***** COLLECTED MATERIAL

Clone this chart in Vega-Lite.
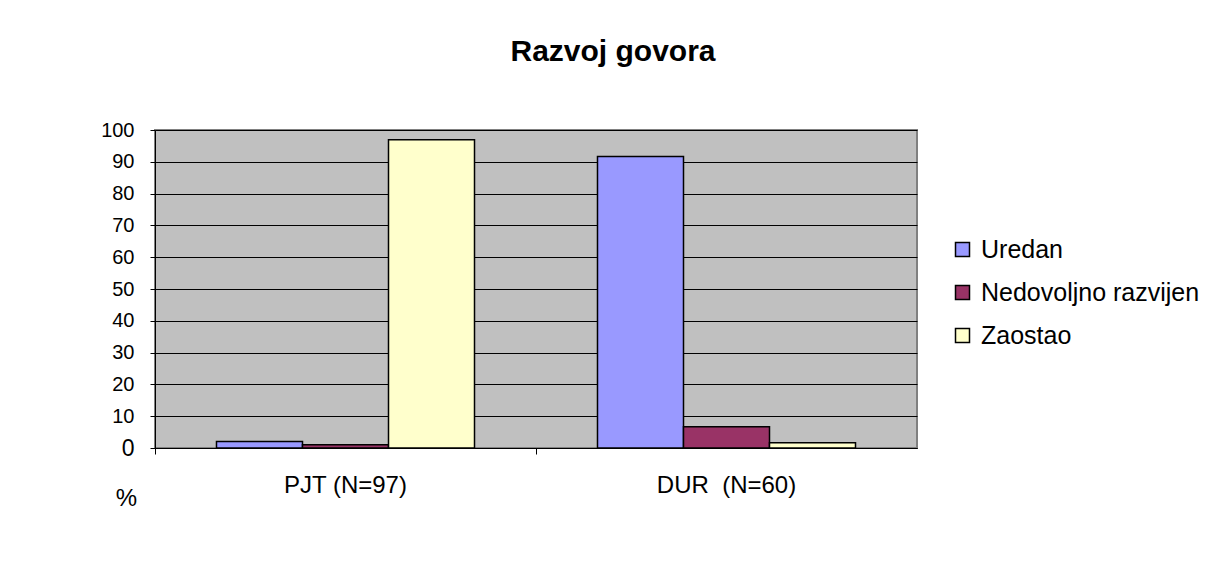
{
  "$schema": "https://vega.github.io/schema/vega-lite/v6.json",
  "autosize": {"type": "none"},
  "padding": {"left": 155, "top": 130, "right": 291, "bottom": 121},
  "width": 762,
  "height": 318,
  "background": "white",
  "title": {
    "text": "Razvoj govora",
    "fontSize": 30,
    "fontWeight": "bold",
    "font": "Liberation Sans",
    "color": "black",
    "anchor": "middle",
    "frame": "group",
    "baseline": "alphabetic",
    "offset": 29,
    "dx": 77
  },
  "config": {
    "font": "Liberation Sans",
    "view": {"fill": "#C0C0C0", "stroke": "#808080", "strokeWidth": 2}
  },
  "data": {
    "values": [
      {"grupa": "PJT (N=97)", "razvoj": "Uredan", "postotak": 2.06},
      {"grupa": "PJT (N=97)", "razvoj": "Nedovoljno razvijen", "postotak": 1.03},
      {"grupa": "PJT (N=97)", "razvoj": "Zaostao", "postotak": 96.91},
      {"grupa": "DUR \u00a0(N=60)", "razvoj": "Uredan", "postotak": 91.67},
      {"grupa": "DUR \u00a0(N=60)", "razvoj": "Nedovoljno razvijen", "postotak": 6.67},
      {"grupa": "DUR \u00a0(N=60)", "razvoj": "Zaostao", "postotak": 1.67}
    ]
  },
  "mark": {"type": "bar", "stroke": "black", "strokeWidth": 1.5},
  "encoding": {
    "x": {
      "field": "grupa",
      "type": "nominal",
      "sort": ["PJT (N=97)", "DUR \u00a0(N=60)"],
      "scale": {"paddingInner": 0, "paddingOuter": 0},
      "axis": {
        "title": null,
        "labelAngle": 0,
        "labelFontSize": 24,
        "labelColor": "black",
        "labelBaseline": "alphabetic",
        "labelPadding": 38,
        "bandPosition": 0,
        "ticks": true,
        "tickSize": 6,
        "tickColor": "black",
        "domainColor": "black",
        "domainWidth": 1,
        "grid": false
      }
    },
    "xOffset": {
      "field": "razvoj",
      "type": "nominal",
      "sort": ["Uredan", "Nedovoljno razvijen", "Zaostao"],
      "scale": {"paddingInner": 0, "paddingOuter": 0.715}
    },
    "y": {
      "field": "postotak",
      "type": "quantitative",
      "scale": {"domain": [0, 100]},
      "axis": {
        "values": [0, 10, 20, 30, 40, 50, 60, 70, 80, 90, 100],
        "title": "%",
        "titleAngle": 0,
        "titleX": -29,
        "titleY": 368,
        "titleAlign": "center",
        "titleBaseline": "middle",
        "titleFontSize": 24,
        "titleFontWeight": "normal",
        "titleColor": "black",
        "labelFontSize": {"expr": "datum.value == 0 ? 23 : 20"},
        "labelColor": "black",
        "labelPadding": 16,
        "tickSize": 5,
        "tickColor": "black",
        "domainColor": "black",
        "domainWidth": 1,
        "grid": true,
        "gridColor": "black",
        "gridWidth": 1,
        "gridOpacity": 1
      }
    },
    "color": {
      "field": "razvoj",
      "type": "nominal",
      "sort": ["Uredan", "Nedovoljno razvijen", "Zaostao"],
      "scale": {
        "domain": ["Uredan", "Nedovoljno razvijen", "Zaostao"],
        "range": ["#9999FF", "#993366", "#FFFFCC"]
      },
      "legend": {
        "title": null,
        "orient": "none",
        "legendX": 795,
        "legendY": 107,
        "padding": 0,
        "symbolType": "square",
        "symbolSize": 196,
        "symbolStrokeColor": "black",
        "symbolStrokeWidth": 1.5,
        "symbolOpacity": 1,
        "labelFontSize": 25,
        "labelColor": "black",
        "labelOffset": 6,
        "labelLimit": 400,
        "rowPadding": 17
      }
    }
  }
}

**********

OBJECTIVE »
Give back the whole listing as it stands, minus its pictures.

EXERCISE RESULT »
Clone this chart in Vega-Lite.
{
  "$schema": "https://vega.github.io/schema/vega-lite/v6.json",
  "autosize": {"type": "none"},
  "padding": {"left": 155, "top": 130, "right": 291, "bottom": 121},
  "width": 762,
  "height": 318,
  "background": "white",
  "title": {
    "text": "Razvoj govora",
    "fontSize": 30,
    "fontWeight": "bold",
    "font": "Liberation Sans",
    "color": "black",
    "anchor": "middle",
    "frame": "group",
    "baseline": "alphabetic",
    "offset": 29,
    "dx": 77
  },
  "config": {
    "font": "Liberation Sans",
    "view": {"fill": "#C0C0C0", "stroke": "#808080", "strokeWidth": 2}
  },
  "data": {
    "values": [
      {"grupa": "PJT (N=97)", "razvoj": "Uredan", "postotak": 2.06},
      {"grupa": "PJT (N=97)", "razvoj": "Nedovoljno razvijen", "postotak": 1.03},
      {"grupa": "PJT (N=97)", "razvoj": "Zaostao", "postotak": 96.91},
      {"grupa": "DUR \u00a0(N=60)", "razvoj": "Uredan", "postotak": 91.67},
      {"grupa": "DUR \u00a0(N=60)", "razvoj": "Nedovoljno razvijen", "postotak": 6.67},
      {"grupa": "DUR \u00a0(N=60)", "razvoj": "Zaostao", "postotak": 1.67}
    ]
  },
  "mark": {"type": "bar", "stroke": "black", "strokeWidth": 1.5},
  "encoding": {
    "x": {
      "field": "grupa",
      "type": "nominal",
      "sort": ["PJT (N=97)", "DUR \u00a0(N=60)"],
      "scale": {"paddingInner": 0, "paddingOuter": 0},
      "axis": {
        "title": null,
        "labelAngle": 0,
        "labelFontSize": 24,
        "labelColor": "black",
        "labelBaseline": "alphabetic",
        "labelPadding": 38,
        "bandPosition": 0,
        "ticks": true,
        "tickSize": 6,
        "tickColor": "black",
        "domainColor": "black",
        "domainWidth": 1,
        "grid": false
      }
    },
    "xOffset": {
      "field": "razvoj",
      "type": "nominal",
      "sort": ["Uredan", "Nedovoljno razvijen", "Zaostao"],
      "scale": {"paddingInner": 0, "paddingOuter": 0.715}
    },
    "y": {
      "field": "postotak",
      "type": "quantitative",
      "scale": {"domain": [0, 100]},
      "axis": {
        "values": [0, 10, 20, 30, 40, 50, 60, 70, 80, 90, 100],
        "title": "%",
        "titleAngle": 0,
        "titleX": -29,
        "titleY": 368,
        "titleAlign": "center",
        "titleBaseline": "middle",
        "titleFontSize": 24,
        "titleFontWeight": "normal",
        "titleColor": "black",
        "labelFontSize": {"expr": "datum.value == 0 ? 23 : 20"},
        "labelColor": "black",
        "labelPadding": 16,
        "tickSize": 5,
        "tickColor": "black",
        "domainColor": "black",
        "domainWidth": 1,
        "grid": true,
        "gridColor": "black",
        "gridWidth": 1,
        "gridOpacity": 1
      }
    },
    "color": {
      "field": "razvoj",
      "type": "nominal",
      "sort": ["Uredan", "Nedovoljno razvijen", "Zaostao"],
      "scale": {
        "domain": ["Uredan", "Nedovoljno razvijen", "Zaostao"],
        "range": ["#9999FF", "#993366", "#FFFFCC"]
      },
      "legend": {
        "title": null,
        "orient": "none",
        "legendX": 795,
        "legendY": 107,
        "padding": 0,
        "symbolType": "square",
        "symbolSize": 196,
        "symbolStrokeColor": "black",
        "symbolStrokeWidth": 1.5,
        "symbolOpacity": 1,
        "labelFontSize": 25,
        "labelColor": "black",
        "labelOffset": 6,
        "labelLimit": 400,
        "rowPadding": 17
      }
    }
  }
}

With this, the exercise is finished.